For the material that follows, return exactly the lines from the one with "Reproduce this chart with D3.js." through the one with "var difference = [0.66, 0.40, 0.34, 0.47, 0.40, 0.40, 0.43];", both ends included.
____________________
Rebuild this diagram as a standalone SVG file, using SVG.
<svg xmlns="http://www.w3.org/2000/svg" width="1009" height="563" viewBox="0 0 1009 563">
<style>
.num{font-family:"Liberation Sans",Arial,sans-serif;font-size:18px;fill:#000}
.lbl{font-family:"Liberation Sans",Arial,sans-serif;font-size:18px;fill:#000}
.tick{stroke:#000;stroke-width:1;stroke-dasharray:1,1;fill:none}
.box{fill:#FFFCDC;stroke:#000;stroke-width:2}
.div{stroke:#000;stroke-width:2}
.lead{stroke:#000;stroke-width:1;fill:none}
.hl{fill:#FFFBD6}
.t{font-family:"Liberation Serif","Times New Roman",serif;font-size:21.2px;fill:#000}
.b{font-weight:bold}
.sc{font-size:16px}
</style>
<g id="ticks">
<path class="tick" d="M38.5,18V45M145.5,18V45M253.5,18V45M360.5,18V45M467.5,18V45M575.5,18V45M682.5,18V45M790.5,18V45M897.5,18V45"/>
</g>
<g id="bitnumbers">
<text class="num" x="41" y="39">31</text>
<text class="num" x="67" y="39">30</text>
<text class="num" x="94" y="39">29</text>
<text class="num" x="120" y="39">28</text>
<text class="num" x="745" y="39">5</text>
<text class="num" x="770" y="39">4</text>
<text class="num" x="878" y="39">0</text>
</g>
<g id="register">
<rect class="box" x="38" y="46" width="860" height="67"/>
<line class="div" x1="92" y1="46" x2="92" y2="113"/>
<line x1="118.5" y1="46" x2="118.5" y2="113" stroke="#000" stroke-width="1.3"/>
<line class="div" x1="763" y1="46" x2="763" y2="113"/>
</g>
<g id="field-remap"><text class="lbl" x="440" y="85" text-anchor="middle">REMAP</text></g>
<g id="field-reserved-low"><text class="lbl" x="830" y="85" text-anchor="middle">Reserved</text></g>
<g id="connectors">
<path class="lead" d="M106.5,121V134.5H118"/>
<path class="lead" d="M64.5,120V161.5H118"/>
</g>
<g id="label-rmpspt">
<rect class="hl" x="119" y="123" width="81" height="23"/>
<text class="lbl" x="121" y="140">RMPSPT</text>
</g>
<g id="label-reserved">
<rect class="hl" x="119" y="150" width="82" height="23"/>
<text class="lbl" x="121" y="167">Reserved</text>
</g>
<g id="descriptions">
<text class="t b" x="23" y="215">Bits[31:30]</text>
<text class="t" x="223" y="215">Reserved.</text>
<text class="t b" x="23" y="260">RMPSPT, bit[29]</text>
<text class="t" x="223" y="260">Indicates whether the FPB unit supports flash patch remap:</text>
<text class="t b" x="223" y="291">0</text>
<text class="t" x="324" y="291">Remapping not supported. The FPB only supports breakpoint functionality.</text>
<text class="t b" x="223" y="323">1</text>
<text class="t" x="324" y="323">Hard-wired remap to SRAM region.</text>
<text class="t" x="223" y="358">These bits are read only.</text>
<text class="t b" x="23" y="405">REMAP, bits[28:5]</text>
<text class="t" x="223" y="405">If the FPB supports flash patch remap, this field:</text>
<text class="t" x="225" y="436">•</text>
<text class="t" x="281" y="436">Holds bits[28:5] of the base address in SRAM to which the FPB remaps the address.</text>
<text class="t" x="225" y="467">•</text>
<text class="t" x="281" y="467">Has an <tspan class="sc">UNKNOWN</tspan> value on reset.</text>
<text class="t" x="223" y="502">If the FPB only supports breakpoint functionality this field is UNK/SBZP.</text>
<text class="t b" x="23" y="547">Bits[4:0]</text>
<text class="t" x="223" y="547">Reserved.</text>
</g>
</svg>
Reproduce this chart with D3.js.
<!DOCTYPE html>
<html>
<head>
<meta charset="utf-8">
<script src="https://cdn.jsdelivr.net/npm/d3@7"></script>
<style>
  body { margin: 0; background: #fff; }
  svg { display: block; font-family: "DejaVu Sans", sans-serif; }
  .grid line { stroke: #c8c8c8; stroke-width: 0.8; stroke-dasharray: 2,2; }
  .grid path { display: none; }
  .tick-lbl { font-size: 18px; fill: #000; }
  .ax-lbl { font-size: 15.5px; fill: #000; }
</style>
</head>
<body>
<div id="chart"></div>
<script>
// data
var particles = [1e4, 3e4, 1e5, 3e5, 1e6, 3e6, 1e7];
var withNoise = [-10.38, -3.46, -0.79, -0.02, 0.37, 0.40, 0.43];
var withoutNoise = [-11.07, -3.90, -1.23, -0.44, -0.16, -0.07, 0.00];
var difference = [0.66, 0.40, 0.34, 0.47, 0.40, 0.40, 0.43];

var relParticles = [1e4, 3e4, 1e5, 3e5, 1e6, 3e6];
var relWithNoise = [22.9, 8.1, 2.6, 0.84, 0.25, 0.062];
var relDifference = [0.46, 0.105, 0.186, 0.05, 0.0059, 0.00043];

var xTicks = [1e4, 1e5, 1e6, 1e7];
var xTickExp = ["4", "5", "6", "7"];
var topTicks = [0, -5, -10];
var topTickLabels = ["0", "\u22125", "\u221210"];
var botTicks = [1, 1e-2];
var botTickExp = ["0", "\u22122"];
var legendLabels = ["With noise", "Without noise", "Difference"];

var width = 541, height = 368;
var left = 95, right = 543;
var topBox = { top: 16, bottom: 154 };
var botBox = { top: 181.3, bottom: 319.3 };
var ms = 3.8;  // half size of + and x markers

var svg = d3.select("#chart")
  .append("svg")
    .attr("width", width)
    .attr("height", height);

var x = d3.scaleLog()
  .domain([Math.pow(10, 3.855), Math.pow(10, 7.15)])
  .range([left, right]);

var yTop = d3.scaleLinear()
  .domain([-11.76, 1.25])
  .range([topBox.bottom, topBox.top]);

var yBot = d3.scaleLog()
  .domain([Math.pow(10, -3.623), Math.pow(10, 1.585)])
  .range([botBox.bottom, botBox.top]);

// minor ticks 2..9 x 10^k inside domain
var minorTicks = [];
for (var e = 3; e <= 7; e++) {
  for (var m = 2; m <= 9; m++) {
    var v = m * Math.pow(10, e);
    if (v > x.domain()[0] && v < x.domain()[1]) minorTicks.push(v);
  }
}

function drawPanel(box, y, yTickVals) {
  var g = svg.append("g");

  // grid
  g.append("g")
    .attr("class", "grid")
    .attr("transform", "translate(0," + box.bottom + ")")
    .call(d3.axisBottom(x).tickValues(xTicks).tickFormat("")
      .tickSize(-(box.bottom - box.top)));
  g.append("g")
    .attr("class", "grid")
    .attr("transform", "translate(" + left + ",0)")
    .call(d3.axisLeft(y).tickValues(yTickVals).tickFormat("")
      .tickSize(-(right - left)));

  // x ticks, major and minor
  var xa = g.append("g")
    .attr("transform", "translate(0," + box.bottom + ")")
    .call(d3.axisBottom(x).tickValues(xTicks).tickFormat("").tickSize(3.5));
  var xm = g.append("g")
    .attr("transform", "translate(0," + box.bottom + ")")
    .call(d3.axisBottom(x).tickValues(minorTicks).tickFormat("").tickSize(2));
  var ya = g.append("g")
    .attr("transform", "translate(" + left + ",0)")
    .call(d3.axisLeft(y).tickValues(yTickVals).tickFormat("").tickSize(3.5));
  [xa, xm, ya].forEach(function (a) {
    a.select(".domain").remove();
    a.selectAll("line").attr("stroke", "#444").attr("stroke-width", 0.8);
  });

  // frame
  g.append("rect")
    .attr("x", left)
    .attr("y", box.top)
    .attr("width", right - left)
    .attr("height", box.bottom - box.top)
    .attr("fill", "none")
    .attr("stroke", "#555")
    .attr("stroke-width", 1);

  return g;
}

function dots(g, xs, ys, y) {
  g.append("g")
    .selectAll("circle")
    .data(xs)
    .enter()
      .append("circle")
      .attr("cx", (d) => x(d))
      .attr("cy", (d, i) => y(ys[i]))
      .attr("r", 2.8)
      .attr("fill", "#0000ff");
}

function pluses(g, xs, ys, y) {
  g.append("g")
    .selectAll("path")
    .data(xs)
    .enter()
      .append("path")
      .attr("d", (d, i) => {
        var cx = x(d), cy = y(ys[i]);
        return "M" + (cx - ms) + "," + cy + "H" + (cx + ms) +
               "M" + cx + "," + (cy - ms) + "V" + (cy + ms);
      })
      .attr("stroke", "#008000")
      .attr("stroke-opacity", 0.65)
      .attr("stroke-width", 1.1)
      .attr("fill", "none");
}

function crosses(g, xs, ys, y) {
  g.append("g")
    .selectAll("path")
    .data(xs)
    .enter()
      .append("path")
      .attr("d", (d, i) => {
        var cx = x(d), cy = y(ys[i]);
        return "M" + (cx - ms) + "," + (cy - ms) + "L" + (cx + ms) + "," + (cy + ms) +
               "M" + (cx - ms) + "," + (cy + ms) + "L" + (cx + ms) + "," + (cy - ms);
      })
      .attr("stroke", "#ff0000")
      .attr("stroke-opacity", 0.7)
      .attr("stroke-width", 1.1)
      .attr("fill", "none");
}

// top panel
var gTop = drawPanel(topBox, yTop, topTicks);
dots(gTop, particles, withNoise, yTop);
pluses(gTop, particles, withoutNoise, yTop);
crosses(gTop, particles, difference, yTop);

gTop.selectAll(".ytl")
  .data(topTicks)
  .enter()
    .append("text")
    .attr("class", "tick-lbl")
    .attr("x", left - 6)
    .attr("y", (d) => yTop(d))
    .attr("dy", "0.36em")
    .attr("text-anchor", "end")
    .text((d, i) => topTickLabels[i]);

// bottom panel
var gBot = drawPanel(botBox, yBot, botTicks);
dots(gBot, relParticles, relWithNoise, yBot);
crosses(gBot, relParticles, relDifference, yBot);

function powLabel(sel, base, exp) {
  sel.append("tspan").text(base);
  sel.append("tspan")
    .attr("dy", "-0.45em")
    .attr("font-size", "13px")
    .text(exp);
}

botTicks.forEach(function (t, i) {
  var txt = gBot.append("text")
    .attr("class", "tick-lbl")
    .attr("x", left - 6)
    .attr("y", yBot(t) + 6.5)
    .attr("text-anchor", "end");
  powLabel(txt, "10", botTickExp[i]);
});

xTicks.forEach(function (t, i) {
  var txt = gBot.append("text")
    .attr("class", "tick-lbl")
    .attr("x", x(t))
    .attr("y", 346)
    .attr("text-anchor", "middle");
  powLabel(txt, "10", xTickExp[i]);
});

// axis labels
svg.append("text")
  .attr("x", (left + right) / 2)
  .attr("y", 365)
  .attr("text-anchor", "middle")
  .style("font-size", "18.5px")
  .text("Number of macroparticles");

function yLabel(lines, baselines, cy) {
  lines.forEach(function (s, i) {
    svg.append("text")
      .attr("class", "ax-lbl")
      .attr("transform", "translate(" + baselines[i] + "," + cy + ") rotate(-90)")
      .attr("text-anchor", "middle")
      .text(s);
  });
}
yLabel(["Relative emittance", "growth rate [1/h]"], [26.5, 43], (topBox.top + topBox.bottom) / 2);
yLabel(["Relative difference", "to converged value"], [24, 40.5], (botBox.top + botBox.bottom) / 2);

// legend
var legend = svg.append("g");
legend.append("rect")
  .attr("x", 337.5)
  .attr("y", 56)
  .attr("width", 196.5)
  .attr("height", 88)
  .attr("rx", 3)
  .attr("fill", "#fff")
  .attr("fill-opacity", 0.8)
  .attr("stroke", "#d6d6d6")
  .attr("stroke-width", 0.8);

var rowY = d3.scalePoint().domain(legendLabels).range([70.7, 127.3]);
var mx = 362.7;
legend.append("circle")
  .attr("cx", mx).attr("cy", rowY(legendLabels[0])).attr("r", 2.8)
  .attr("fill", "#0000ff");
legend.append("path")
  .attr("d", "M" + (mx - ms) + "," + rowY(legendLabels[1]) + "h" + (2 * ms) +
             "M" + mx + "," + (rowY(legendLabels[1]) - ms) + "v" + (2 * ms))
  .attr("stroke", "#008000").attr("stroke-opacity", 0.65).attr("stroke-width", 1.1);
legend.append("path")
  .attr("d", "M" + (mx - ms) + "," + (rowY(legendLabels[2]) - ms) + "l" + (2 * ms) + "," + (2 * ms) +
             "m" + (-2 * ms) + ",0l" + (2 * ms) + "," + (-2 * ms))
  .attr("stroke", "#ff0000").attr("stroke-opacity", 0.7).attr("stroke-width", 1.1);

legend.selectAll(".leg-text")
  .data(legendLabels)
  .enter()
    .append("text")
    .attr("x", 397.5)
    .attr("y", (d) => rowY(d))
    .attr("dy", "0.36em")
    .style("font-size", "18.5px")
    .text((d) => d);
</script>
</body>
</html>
____________________
**RESULT OF THIS EXERCISE:**
Reproduce this chart with D3.js.
<!DOCTYPE html>
<html>
<head>
<meta charset="utf-8">
<script src="https://cdn.jsdelivr.net/npm/d3@7"></script>
<style>
  body { margin: 0; background: #fff; }
  svg { display: block; font-family: "DejaVu Sans", sans-serif; }
  .grid line { stroke: #c8c8c8; stroke-width: 0.8; stroke-dasharray: 2,2; }
  .grid path { display: none; }
  .tick-lbl { font-size: 18px; fill: #000; }
  .ax-lbl { font-size: 15.5px; fill: #000; }
</style>
</head>
<body>
<div id="chart"></div>
<script>
// data
var particles = [1e4, 3e4, 1e5, 3e5, 1e6, 3e6, 1e7];
var withNoise = [-10.38, -3.46, -0.79, -0.02, 0.37, 0.40, 0.43];
var withoutNoise = [-11.07, -3.90, -1.23, -0.44, -0.16, -0.07, 0.00];
var difference = [0.66, 0.40, 0.34, 0.47, 0.40, 0.40, 0.43];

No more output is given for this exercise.